[STATED GOAL] Repeat, exactly and completely, the material that follows. Omit the pictures.

-- start of DATA --

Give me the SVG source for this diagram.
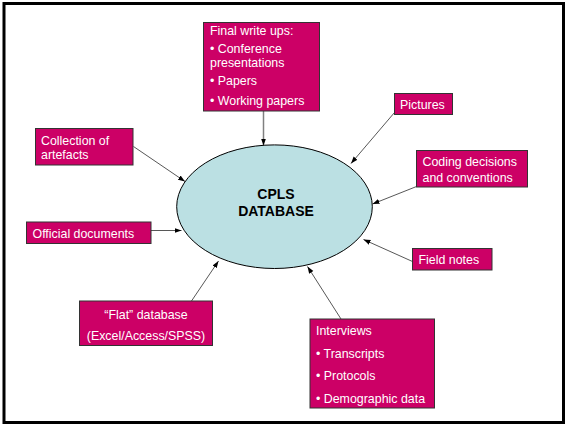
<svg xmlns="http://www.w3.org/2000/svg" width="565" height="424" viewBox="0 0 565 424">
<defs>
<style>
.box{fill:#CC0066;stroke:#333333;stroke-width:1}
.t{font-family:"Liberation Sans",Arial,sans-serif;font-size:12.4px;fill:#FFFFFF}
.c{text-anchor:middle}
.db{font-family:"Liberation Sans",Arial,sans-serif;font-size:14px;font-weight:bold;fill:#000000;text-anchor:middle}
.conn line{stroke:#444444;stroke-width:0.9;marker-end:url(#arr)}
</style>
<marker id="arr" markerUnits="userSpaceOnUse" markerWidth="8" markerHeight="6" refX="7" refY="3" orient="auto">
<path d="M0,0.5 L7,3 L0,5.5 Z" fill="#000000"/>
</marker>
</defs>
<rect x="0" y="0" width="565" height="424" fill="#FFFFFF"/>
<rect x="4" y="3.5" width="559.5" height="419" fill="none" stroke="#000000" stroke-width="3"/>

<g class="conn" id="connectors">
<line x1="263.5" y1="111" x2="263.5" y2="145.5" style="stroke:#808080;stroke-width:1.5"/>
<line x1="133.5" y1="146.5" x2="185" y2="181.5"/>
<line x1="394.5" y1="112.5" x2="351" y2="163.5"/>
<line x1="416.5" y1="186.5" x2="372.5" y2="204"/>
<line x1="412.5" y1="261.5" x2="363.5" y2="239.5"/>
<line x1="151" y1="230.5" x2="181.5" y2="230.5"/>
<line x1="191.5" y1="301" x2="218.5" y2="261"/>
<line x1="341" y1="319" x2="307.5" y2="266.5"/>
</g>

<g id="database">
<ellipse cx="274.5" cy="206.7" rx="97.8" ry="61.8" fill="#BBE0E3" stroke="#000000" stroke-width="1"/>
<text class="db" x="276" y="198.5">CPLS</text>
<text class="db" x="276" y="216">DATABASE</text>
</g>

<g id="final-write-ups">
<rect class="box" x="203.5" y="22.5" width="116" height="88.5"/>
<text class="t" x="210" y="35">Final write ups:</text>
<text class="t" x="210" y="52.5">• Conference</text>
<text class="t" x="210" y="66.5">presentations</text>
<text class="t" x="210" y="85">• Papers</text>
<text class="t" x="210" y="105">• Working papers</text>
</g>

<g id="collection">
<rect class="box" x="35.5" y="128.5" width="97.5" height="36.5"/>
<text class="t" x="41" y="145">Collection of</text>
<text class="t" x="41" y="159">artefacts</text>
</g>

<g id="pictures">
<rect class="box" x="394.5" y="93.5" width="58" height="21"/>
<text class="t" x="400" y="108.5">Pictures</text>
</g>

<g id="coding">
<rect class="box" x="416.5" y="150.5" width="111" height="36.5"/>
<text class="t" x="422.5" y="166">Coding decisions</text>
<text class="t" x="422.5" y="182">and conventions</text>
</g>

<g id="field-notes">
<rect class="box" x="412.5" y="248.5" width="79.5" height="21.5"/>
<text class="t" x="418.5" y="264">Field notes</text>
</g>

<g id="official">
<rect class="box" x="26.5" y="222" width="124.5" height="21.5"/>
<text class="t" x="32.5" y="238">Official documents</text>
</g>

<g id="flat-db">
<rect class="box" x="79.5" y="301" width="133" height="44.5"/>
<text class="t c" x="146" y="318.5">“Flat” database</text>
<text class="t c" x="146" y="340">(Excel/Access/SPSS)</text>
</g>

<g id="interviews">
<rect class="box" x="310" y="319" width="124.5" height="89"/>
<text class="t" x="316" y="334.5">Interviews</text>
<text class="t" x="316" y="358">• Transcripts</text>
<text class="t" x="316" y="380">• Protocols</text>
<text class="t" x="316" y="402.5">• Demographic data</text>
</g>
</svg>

-- end of DATA --

[FULL ANSWER]
Give me the SVG source for this diagram.
<svg xmlns="http://www.w3.org/2000/svg" width="565" height="424" viewBox="0 0 565 424">
<defs>
<style>
.box{fill:#CC0066;stroke:#333333;stroke-width:1}
.t{font-family:"Liberation Sans",Arial,sans-serif;font-size:12.4px;fill:#FFFFFF}
.c{text-anchor:middle}
.db{font-family:"Liberation Sans",Arial,sans-serif;font-size:14px;font-weight:bold;fill:#000000;text-anchor:middle}
.conn line{stroke:#444444;stroke-width:0.9;marker-end:url(#arr)}
</style>
<marker id="arr" markerUnits="userSpaceOnUse" markerWidth="8" markerHeight="6" refX="7" refY="3" orient="auto">
<path d="M0,0.5 L7,3 L0,5.5 Z" fill="#000000"/>
</marker>
</defs>
<rect x="0" y="0" width="565" height="424" fill="#FFFFFF"/>
<rect x="4" y="3.5" width="559.5" height="419" fill="none" stroke="#000000" stroke-width="3"/>

<g class="conn" id="connectors">
<line x1="263.5" y1="111" x2="263.5" y2="145.5" style="stroke:#808080;stroke-width:1.5"/>
<line x1="133.5" y1="146.5" x2="185" y2="181.5"/>
<line x1="394.5" y1="112.5" x2="351" y2="163.5"/>
<line x1="416.5" y1="186.5" x2="372.5" y2="204"/>
<line x1="412.5" y1="261.5" x2="363.5" y2="239.5"/>
<line x1="151" y1="230.5" x2="181.5" y2="230.5"/>
<line x1="191.5" y1="301" x2="218.5" y2="261"/>
<line x1="341" y1="319" x2="307.5" y2="266.5"/>
</g>

<g id="database">
<ellipse cx="274.5" cy="206.7" rx="97.8" ry="61.8" fill="#BBE0E3" stroke="#000000" stroke-width="1"/>
<text class="db" x="276" y="198.5">CPLS</text>
<text class="db" x="276" y="216">DATABASE</text>
</g>

<g id="final-write-ups">
<rect class="box" x="203.5" y="22.5" width="116" height="88.5"/>
<text class="t" x="210" y="35">Final write ups:</text>
<text class="t" x="210" y="52.5">• Conference</text>
<text class="t" x="210" y="66.5">presentations</text>
<text class="t" x="210" y="85">• Papers</text>
<text class="t" x="210" y="105">• Working papers</text>
</g>

<g id="collection">
<rect class="box" x="35.5" y="128.5" width="97.5" height="36.5"/>
<text class="t" x="41" y="145">Collection of</text>
<text class="t" x="41" y="159">artefacts</text>
</g>

<g id="pictures">
<rect class="box" x="394.5" y="93.5" width="58" height="21"/>
<text class="t" x="400" y="108.5">Pictures</text>
</g>

<g id="coding">
<rect class="box" x="416.5" y="150.5" width="111" height="36.5"/>
<text class="t" x="422.5" y="166">Coding decisions</text>
<text class="t" x="422.5" y="182">and conventions</text>
</g>

<g id="field-notes">
<rect class="box" x="412.5" y="248.5" width="79.5" height="21.5"/>
<text class="t" x="418.5" y="264">Field notes</text>
</g>

<g id="official">
<rect class="box" x="26.5" y="222" width="124.5" height="21.5"/>
<text class="t" x="32.5" y="238">Official documents</text>
</g>

<g id="flat-db">
<rect class="box" x="79.5" y="301" width="133" height="44.5"/>
<text class="t c" x="146" y="318.5">“Flat” database</text>
<text class="t c" x="146" y="340">(Excel/Access/SPSS)</text>
</g>

<g id="interviews">
<rect class="box" x="310" y="319" width="124.5" height="89"/>
<text class="t" x="316" y="334.5">Interviews</text>
<text class="t" x="316" y="358">• Transcripts</text>
<text class="t" x="316" y="380">• Protocols</text>
<text class="t" x="316" y="402.5">• Demographic data</text>
</g>
</svg>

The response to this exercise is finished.